In India, the word “tricolor” predominantly refers to the Indian national flag, which is one of the prominent national symbols of India. The national flag has Indian saffron, white and Indian green colored horizontal rectangular bands with a navy blue, 24-spoke wheel, “Ashoka Chakra” at its center. India adopted this existing form of the flag in the year 1947, during a constituent assembly meeting held on 22nd July. On 15th August of the same year, it officially became the flag of the Union of India.

Several Indian rulers used their flags, which barely had any national-wide significance during the period before the Indian Independence Movement. This idea of a single national flag was brought about by the British rulers. Since then, the Indian national flag has undergone many changes.
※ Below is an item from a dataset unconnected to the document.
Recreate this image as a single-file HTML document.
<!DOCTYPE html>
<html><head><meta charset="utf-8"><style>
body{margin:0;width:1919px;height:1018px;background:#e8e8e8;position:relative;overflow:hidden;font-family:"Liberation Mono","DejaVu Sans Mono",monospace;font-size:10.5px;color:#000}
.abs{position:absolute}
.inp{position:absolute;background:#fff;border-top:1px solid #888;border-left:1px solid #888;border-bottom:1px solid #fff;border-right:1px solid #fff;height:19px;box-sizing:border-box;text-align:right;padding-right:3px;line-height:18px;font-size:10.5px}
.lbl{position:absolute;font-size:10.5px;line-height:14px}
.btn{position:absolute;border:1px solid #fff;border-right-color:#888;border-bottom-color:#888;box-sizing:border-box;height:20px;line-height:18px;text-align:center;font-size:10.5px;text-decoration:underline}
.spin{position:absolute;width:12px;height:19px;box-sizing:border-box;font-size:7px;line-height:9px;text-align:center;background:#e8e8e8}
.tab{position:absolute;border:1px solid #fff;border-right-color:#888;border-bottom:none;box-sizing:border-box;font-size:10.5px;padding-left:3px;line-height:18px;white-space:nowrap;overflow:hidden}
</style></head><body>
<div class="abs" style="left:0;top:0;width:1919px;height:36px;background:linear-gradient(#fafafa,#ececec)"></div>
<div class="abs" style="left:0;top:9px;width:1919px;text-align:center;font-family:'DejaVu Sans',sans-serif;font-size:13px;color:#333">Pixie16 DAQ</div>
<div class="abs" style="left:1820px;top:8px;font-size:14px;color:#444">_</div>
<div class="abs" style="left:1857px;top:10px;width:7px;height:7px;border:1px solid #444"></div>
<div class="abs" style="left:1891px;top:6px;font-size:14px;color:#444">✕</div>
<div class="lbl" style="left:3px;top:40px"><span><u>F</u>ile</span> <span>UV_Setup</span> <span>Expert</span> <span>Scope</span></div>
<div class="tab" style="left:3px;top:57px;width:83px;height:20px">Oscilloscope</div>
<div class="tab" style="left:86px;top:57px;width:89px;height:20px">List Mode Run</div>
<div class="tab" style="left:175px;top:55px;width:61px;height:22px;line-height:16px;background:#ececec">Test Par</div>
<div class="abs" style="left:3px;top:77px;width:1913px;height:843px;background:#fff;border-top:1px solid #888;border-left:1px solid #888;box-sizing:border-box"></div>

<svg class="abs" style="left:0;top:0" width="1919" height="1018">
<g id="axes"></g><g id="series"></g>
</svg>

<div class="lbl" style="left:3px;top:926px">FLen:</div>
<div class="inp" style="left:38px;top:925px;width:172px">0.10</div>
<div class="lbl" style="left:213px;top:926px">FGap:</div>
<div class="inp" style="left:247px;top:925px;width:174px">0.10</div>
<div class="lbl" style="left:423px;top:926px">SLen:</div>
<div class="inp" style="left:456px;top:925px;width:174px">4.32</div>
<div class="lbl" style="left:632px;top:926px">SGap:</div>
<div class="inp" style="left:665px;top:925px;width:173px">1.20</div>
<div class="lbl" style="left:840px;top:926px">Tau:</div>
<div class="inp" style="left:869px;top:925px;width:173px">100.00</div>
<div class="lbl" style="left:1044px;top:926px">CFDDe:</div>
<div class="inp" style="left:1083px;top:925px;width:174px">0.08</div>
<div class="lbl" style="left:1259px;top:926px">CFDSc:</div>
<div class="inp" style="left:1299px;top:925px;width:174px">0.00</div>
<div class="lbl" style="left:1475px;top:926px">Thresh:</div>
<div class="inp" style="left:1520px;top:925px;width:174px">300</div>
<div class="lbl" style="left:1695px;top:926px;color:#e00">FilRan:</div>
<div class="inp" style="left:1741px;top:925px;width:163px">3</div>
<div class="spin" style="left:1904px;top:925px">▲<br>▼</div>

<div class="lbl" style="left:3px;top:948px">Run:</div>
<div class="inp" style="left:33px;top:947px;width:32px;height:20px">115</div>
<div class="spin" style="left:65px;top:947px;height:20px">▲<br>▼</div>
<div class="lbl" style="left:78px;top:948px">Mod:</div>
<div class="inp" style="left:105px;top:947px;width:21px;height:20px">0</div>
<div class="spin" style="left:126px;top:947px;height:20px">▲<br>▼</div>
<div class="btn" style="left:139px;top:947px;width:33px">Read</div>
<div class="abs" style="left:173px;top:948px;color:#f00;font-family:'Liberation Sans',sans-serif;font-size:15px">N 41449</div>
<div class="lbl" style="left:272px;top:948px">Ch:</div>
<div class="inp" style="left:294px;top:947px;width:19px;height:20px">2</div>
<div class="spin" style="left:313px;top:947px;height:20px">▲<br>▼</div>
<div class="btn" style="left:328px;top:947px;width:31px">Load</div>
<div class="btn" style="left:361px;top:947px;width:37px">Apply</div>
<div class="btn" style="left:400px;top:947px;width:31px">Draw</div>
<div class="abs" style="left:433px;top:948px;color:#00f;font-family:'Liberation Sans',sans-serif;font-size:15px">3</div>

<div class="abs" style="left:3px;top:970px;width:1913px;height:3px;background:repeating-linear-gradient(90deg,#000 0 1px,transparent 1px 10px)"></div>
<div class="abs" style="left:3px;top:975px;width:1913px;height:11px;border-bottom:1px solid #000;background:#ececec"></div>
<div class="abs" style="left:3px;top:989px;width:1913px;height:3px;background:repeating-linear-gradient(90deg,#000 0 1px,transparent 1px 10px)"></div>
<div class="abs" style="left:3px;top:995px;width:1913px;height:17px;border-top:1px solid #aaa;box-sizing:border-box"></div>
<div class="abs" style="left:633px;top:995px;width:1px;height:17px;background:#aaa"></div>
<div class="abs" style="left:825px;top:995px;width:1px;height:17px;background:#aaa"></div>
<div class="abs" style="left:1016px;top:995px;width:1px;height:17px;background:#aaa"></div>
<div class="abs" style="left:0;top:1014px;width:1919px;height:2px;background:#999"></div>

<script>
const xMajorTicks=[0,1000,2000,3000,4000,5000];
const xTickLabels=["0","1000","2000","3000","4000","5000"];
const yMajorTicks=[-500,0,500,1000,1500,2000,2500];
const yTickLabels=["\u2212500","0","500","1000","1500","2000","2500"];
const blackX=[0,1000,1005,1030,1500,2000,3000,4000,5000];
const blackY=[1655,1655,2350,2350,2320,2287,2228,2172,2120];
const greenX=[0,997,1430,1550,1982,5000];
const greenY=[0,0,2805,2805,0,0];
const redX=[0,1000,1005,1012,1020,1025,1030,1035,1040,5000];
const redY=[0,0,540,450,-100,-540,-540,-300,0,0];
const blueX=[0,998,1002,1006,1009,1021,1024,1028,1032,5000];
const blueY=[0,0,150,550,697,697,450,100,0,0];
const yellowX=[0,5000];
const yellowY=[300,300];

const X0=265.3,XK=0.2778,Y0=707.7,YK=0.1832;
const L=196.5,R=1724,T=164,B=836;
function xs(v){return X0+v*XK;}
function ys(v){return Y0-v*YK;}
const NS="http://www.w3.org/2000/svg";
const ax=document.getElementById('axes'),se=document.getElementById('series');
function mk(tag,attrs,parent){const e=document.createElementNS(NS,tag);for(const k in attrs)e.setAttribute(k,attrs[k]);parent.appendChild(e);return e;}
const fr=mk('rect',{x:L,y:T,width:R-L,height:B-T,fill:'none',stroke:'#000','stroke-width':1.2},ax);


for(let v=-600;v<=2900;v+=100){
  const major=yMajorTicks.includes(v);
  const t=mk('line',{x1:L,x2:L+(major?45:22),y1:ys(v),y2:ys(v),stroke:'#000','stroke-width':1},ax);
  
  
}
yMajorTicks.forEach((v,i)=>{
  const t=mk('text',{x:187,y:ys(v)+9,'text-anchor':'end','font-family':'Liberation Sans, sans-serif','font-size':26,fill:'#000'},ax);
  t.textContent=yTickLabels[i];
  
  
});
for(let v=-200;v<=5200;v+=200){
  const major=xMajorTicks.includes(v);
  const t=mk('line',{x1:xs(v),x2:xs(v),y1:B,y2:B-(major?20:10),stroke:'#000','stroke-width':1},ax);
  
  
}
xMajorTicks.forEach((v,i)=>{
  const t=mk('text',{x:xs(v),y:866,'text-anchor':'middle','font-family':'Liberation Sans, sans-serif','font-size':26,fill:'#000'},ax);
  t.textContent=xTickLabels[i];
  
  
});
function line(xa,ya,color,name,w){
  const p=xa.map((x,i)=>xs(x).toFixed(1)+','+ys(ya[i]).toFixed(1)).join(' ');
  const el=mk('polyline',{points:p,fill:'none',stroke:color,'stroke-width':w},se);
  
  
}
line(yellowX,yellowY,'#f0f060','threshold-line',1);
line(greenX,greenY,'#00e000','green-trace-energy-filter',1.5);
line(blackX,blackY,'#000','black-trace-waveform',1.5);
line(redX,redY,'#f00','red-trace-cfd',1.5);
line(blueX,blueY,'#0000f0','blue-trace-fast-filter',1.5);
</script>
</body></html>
The first National flag’s design was in close proximity with the flags of other British colonies. It had a Union Jack in the upper-left portion of the red field and an indian star inside the royal crown at its central- right part.

History of Flag

In the twentieth century, a discussion on heraldic symbol that would represent Indian empire made waves. This period had a substantial increase in the people with nationalist opinions, that led to representation of flag as one of the national symbols of India. However, they were rejected for being Hindu- centric. After the partition of Bengal, the first tricolor flag was designed to represent Indian Independence movement. It had eight white-lotuses on the upper green band, the Vande Mataram slogan on the central yellow band and at the bottom red band, a sun and a crescent. In the year 1907,  Bhikaji Cama raised the official Calcutta based flag of Indian Independence in Berlin.

The third Indian flag came into existence in 1917 during the Home Rule movement, when the Indian freedom struggle was taking a definite form. Lokamanya Tilak and Dr. Annie Besant hoisted the flag as a part of the Home rule movement. This flag included alternatively arranged five red and four green horizontal bands. At the upper-left corner, it had the Union Jack with a crescent and a start in the upper-right. The design also consisted of seven stars in the Saptarishi arrangement, placed diagonally from the lower-right quadrant of the red-green stripes background.
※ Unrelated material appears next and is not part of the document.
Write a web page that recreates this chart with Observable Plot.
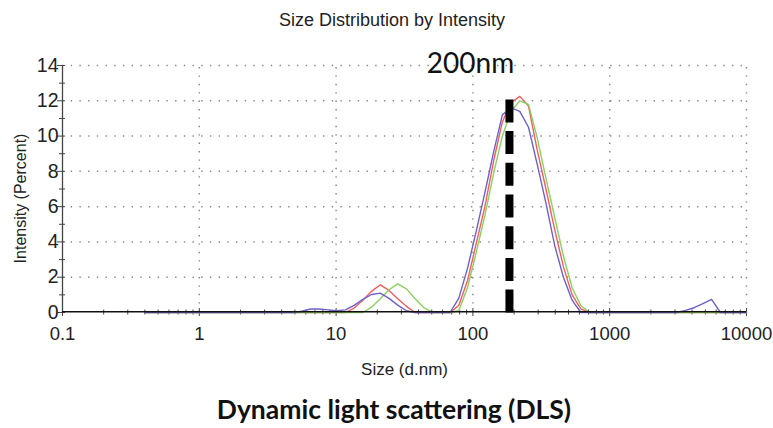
<!DOCTYPE html>
<html><head><meta charset="utf-8">
<script src="https://cdn.jsdelivr.net/npm/d3@7"></script>
<script src="https://cdn.jsdelivr.net/npm/@observablehq/plot@0.6"></script>
<style>
html,body{margin:0;padding:0;background:#fff;}
body{width:773px;height:428px;overflow:hidden;}
#title{height:40px;line-height:40px;text-align:center;font-family:"Liberation Sans",Arial,sans-serif;font-size:18px;color:#222;padding-left:11px;box-sizing:border-box;}
#chart svg{display:block;}
#caption{height:38px;line-height:38px;text-align:center;font-family:Lato,"Open Sans",sans-serif;font-weight:bold;font-size:26.5px;color:#111;padding-left:15px;box-sizing:border-box;}
</style></head><body>
<div id="title">Size Distribution by Intensity</div>
<div id="chart"></div>
<div id="caption">Dynamic light scattering (DLS)</div>
<script>
// Size bins (d.nm)
const sizes = [0.4,0.4632,0.5365,0.6213,0.7195,0.8332,0.9649,1.117,1.294,1.499,
  1.736,2.010,2.328,2.696,3.122,3.615,4.187,4.849,5.615,6.503,
  7.531,8.721,10.10,11.70,13.54,15.69,18.17,21.04,24.36,28.21,
  32.67,37.84,43.82,50.75,58.77,68.06,78.82,91.28,105.7,122.4,
  141.8,164.2,190.1,220.2,255.0,295.3,342.0,396.1,458.7,531.2,
  615.1,712.4,825.0,955.4,1106,1281,1484,1718,1990,2305,
  2669,3091,3580,4145,4801,5560,6439,7456,8635,10000];
// Intensity (%) for each measurement
const redValues = [0,0,0,0,0,0,0,0,0,0,
  0,0,0,0,0,0,0,0,0,0,
  0,0,0,0,0.25,0.7,1.2,1.57,1.25,0.78,
  0.35,0,0,0,0,0,0.4,1.8,3.9,6.0,
  8.6,10.8,11.9,12.25,11.7,9.2,7.0,4.7,2.6,1.0,
  0.2,0,0,0,0,0,0,0,0,0,
  0,0,0,0,0,0,0,0,0,0];
const greenValues = [0,0,0,0,0,0,0,0,0,0,
  0,0,0,0,0,0,0,0,0,0,
  0,0,0,0,0,0,0.3,0.78,1.29,1.62,
  1.34,0.78,0.27,0,0,0,0.1,1.4,3.4,5.5,
  7.9,10.0,11.4,12.0,11.8,9.9,7.6,5.4,3.2,1.4,
  0.4,0,0,0,0,0,0,0,0,0,
  0,0,0,0,0,0,0,0,0,0];
const blueValues = [0,0,0,0,0,0,0,0,0,0,
  0,0,0,0,0,0,0,0,0.07,0.2,
  0.2,0.15,0.1,0.15,0.4,0.75,1.02,1.1,0.8,0.42,
  0.1,0,0,0,0,0,0.8,2.5,4.6,6.8,
  9.1,11.2,11.6,11.4,10.5,8.4,6.2,3.8,2.0,0.7,
  0,0,0,0,0,0,0,0,0,0,
  0,0,0.12,0.27,0.5,0.74,0,0,0,0];

// Axes / annotation
const xMajorTicks = [0.1,1,10,100,1000,10000];
const xTickLabels = ["0.1","1","10","100","1000","10000"];
const xGridTicks = [1,10,100,1000,10000];
const xMinorTicks = [0.1,1,10,100,1000].flatMap(d => [2,3,4,5,6,7,8,9].map(k => d*k));
const yMajorTicks = [0,2,4,6,8,10,12,14];
const yMinorTicks = [1,3,5,7,9,11,13];
const yGridTicks = [2,4,6,8,10,12,14];
const markerSize = [185];
const markerTop = [12.05];
const annotation = [{x: 96, y: 14.06, text: "200nm"}];

const rows = sizes.map((s, i) => ({size: s, red: redValues[i], green: greenValues[i], blue: blueValues[i]}));
const font = "'Liberation Sans', Arial, sans-serif";

const chart = Plot.plot({
  width: 773,
  height: 350,
  marginLeft: 62,
  marginRight: 27,
  marginTop: 25,
  marginBottom: 78,
  style: {fontFamily: font, background: "#fff", color: "#222", overflow: "visible"},
  x: {type: "log", domain: [0.1, 10000], axis: null},
  y: {domain: [0, 14], axis: null},
  marks: [
    // dotted grid
    Plot.ruleY(yGridTicks, {y: d => d, x1: 0.1, x2: 10000, stroke: "#888", strokeOpacity: 1, strokeWidth: 1.5, strokeDasharray: "1.4,7.3"}),
    Plot.ruleX(xGridTicks, {x: d => d, y1: 0, y2: 14, stroke: "#888", strokeOpacity: 1, strokeWidth: 1.5, strokeDasharray: "1.4,7"}),
    // y axis line
    Plot.ruleX([0.1], {x: d => d, y1: 0, y2: 14, stroke: "#444", strokeWidth: 1.3}),
    // ticks
    Plot.axisX(xMinorTicks, {tickSize: 5, dy: -2.5, tickFormat: () => "", stroke: "#444"}),
    Plot.axisX(xMajorTicks, {tickSize: 8, dy: -4, tickFormat: () => "", stroke: "#444"}),
    Plot.axisY(yMinorTicks, {tickSize: 6, dx: 3, tickFormat: () => "", stroke: "#444"}),
    Plot.axisY(yMajorTicks, {tickSize: 8, dx: 3, tickFormat: () => "", stroke: "#444"}),
    // tick labels
    Plot.axisX(xMajorTicks, {tickSize: 0, tickPadding: 14, tickFormat: d => xTickLabels[xMajorTicks.indexOf(d)], fontSize: 18.5, fill: "#222"}),
    Plot.axisY(yMajorTicks, {tickSize: 0, tickPadding: 4, tickFormat: d => String(d), fontSize: 19.5, fill: "#222"}),
    // curves
    Plot.line(rows, {x: "size", y: "red", stroke: "#ef5f5f", strokeWidth: 1.4}),
    Plot.line(rows, {x: "size", y: "green", stroke: "#8ccf62", strokeWidth: 1.4}),
    Plot.line(rows, {x: "size", y: "blue", stroke: "#6c62c6", strokeWidth: 1.4}),
    // x axis line
    Plot.ruleY([0], {y: d => d, x1: 0.1, x2: 10000, stroke: "#111", strokeWidth: 1.6, dy: -0.8}),
    // 200 nm marker
    Plot.ruleX(markerSize, {x: d => d, y1: (d, i) => markerTop[i], y2: -0.1, stroke: "#000", strokeWidth: 8, strokeDasharray: "23,8.7"}),
    Plot.text(annotation, {x: "x", y: "y", text: "text", fontSize: 28, fontFamily: "Lato, 'Open Sans', sans-serif", fill: "#111", textAnchor: "middle", lineAnchor: "middle"}),
    // axis titles
    Plot.text(["Size (d.nm)"], {text: d => d, frameAnchor: "bottom", dy: 62, fontSize: 17, fill: "#222"}),
    Plot.text(["Intensity (Percent)"], {text: d => d, frameAnchor: "left", textAnchor: "middle", rotate: -90, dx: -42, dy: 9.5, fontSize: 16, fill: "#222"})
  ]
});
document.getElementById("chart").appendChild(chart);
</script>
</body></html>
In 1921, an Andhra youth designed a flag and brought it to Gandhiji, during a committee meeting in Vijayawada, earlier known as  Bezawada. It had two rectangular horizontal bands in green and red, representing the two major communities- Hindus and Muslims. In this, All India Congress Committee session, Gandhiji suggested adding a white stripe representing other Indian communities and the spinning wheel indicating the nation’s progress.
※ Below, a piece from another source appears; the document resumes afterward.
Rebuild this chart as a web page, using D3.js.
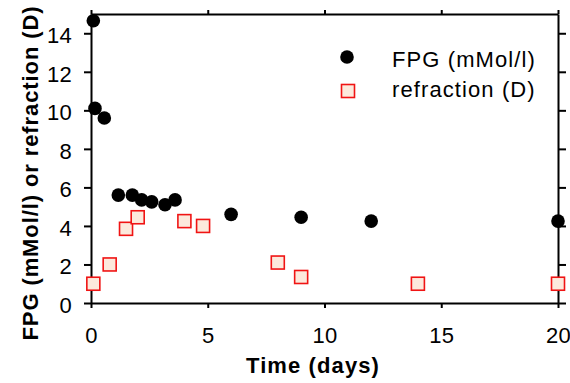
<!DOCTYPE html>
<html>
<head>
<meta charset="utf-8">
<script src="https://cdn.jsdelivr.net/npm/d3@7"></script>
<style>
  body { margin: 0; background: #fff; }
  svg { display: block; }
</style>
</head>
<body>
<div id="chart"></div>
<script>
// FPG values (black dots)
var fpgDays = [0.1, 0.17, 0.57, 1.17, 1.77, 2.17, 2.6, 3.17, 3.6, 6, 9, 12, 20]
var fpgValues = [14.65, 10.1, 9.6, 5.6, 5.6, 5.35, 5.25, 5.1, 5.35, 4.6, 4.45, 4.25, 4.25]

// refraction values (red squares)
var refDays = [0.1, 0.8, 1.5, 2, 4, 4.8, 8, 9, 14, 20]
var refValues = [1, 2, 3.85, 4.45, 4.25, 4, 2.1, 1.35, 1, 1]

var xTicks = [0, 5, 10, 15, 20]
var yTicks = [0, 2, 4, 6, 8, 10, 12, 14]
var legendLabels = ['FPG (mMol/l)', 'refraction (D)']

var width = 570
var height = 383
var margin = { top: 14, left: 91, right: 12, bottom: 80 }
var font = '"Liberation Sans", Arial, Helvetica, sans-serif'

var svg = d3.select('#chart')
  .append('svg')
  .attr('width', width)
  .attr('height', height)

var xPositionScale = d3.scaleLinear()
  .domain([0, 20])
  .range([margin.left, width - margin.right])

var yPositionScale = d3.scaleLinear()
  .domain([0, 15])
  .range([height - margin.bottom, margin.top])

function styleAxis(g) {
  g.attr('font-size', 22)
    .attr('font-family', font)
    .attr('letter-spacing', '0.3px')
  g.selectAll('path, line')
    .attr('stroke', '#000')
    .attr('stroke-width', 2)
  g.selectAll('text').attr('fill', '#000')
}

// left axis
svg.append('g')
  .attr('transform', `translate(${margin.left},0)`)
  .call(d3.axisLeft(yPositionScale).tickValues(yTicks).tickSize(7).tickSizeOuter(0).tickPadding(12))
  .call(styleAxis)
  .selectAll('text')
  .attr('dy', 9.5)

// right axis (mirror ticks, no labels)
svg.append('g')
  .attr('transform', `translate(${xPositionScale(20)},0)`)
  .call(d3.axisRight(yPositionScale).tickValues(yTicks).tickSize(8).tickSizeOuter(0).tickFormat(''))
  .call(styleAxis)

// bottom axis
svg.append('g')
  .attr('transform', `translate(0,${yPositionScale(0)})`)
  .call(d3.axisBottom(xPositionScale).tickValues(xTicks).tickSize(5).tickSizeOuter(0))
  .call(styleAxis)
  .selectAll('text')
  .attr('y', 40)
  .attr('dy', 0)

// top axis (mirror ticks, no labels)
svg.append('g')
  .attr('transform', `translate(0,${yPositionScale(15)})`)
  .call(d3.axisTop(xPositionScale).tickValues(xTicks).tickSize(4).tickSizeOuter(0).tickFormat(''))
  .call(styleAxis)

// refraction squares
var sq = 13
svg.selectAll('.ref')
  .data(refDays)
  .enter()
  .append('rect')
  .attr('class', 'ref')
  .attr('x', d => xPositionScale(d) - sq / 2)
  .attr('y', (d, i) => yPositionScale(refValues[i]) - sq / 2)
  .attr('width', sq)
  .attr('height', sq)
  .attr('fill', '#fce9dc')
  .attr('stroke', '#f01414')
  .attr('stroke-width', 1.6)

// FPG dots
svg.selectAll('.fpg')
  .data(fpgDays)
  .enter()
  .append('circle')
  .attr('class', 'fpg')
  .attr('cx', d => xPositionScale(d))
  .attr('cy', (d, i) => yPositionScale(fpgValues[i]))
  .attr('r', 6.8)
  .attr('fill', '#000')

// legend
var legend = svg.append('g')
legend.append('circle')
  .attr('cx', 347)
  .attr('cy', 57)
  .attr('r', 6.8)
  .attr('fill', '#000')
legend.append('rect')
  .attr('x', 348 - sq / 2)
  .attr('y', 91 - sq / 2)
  .attr('width', sq)
  .attr('height', sq)
  .attr('fill', '#fce9dc')
  .attr('stroke', '#f01414')
  .attr('stroke-width', 1.6)
legend.selectAll('text')
  .data(legendLabels)
  .enter()
  .append('text')
  .text(d => d)
  .attr('x', 392)
  .attr('y', (d, i) => 67 + i * 30)
  .attr('font-size', 22)
  .attr('font-family', font)
  .attr('letter-spacing', '1.1px')

// axis titles
svg.append('text')
  .text('Time (days)')
  .attr('x', 313)
  .attr('y', 373)
  .attr('text-anchor', 'middle')
  .attr('font-size', 22)
  .attr('font-weight', 'bold')
  .attr('font-family', font)
  .attr('letter-spacing', '1.1px')

svg.append('text')
  .text('FPG (mMol/l) or refraction (D)')
  .attr('transform', 'translate(38,173) rotate(-90)')
  .attr('text-anchor', 'middle')
  .attr('font-size', 22)
  .attr('font-weight', 'bold')
  .attr('font-family', font)
  .attr('letter-spacing', '0.9px')
</script>
</body>
</html>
In 1931, India adopted yet, another flag, which was the battle symbol of the Indian National army. This year set a benchmark for the one of the most important national symbols of India. This tricolor flag was very similar to the present flag having saffron, white and green colored rectangular stripes and with a spinning wheel at the center.

The latest tricolor flag of India is not only one of the most significant nationals symbols of India but, it is also the indicator of Free India. This flag has Ashoka’s Dharma chakra instead of the spinning wheel. Thus, the congress party’s flag eventually become India’s national flag, Tiranga.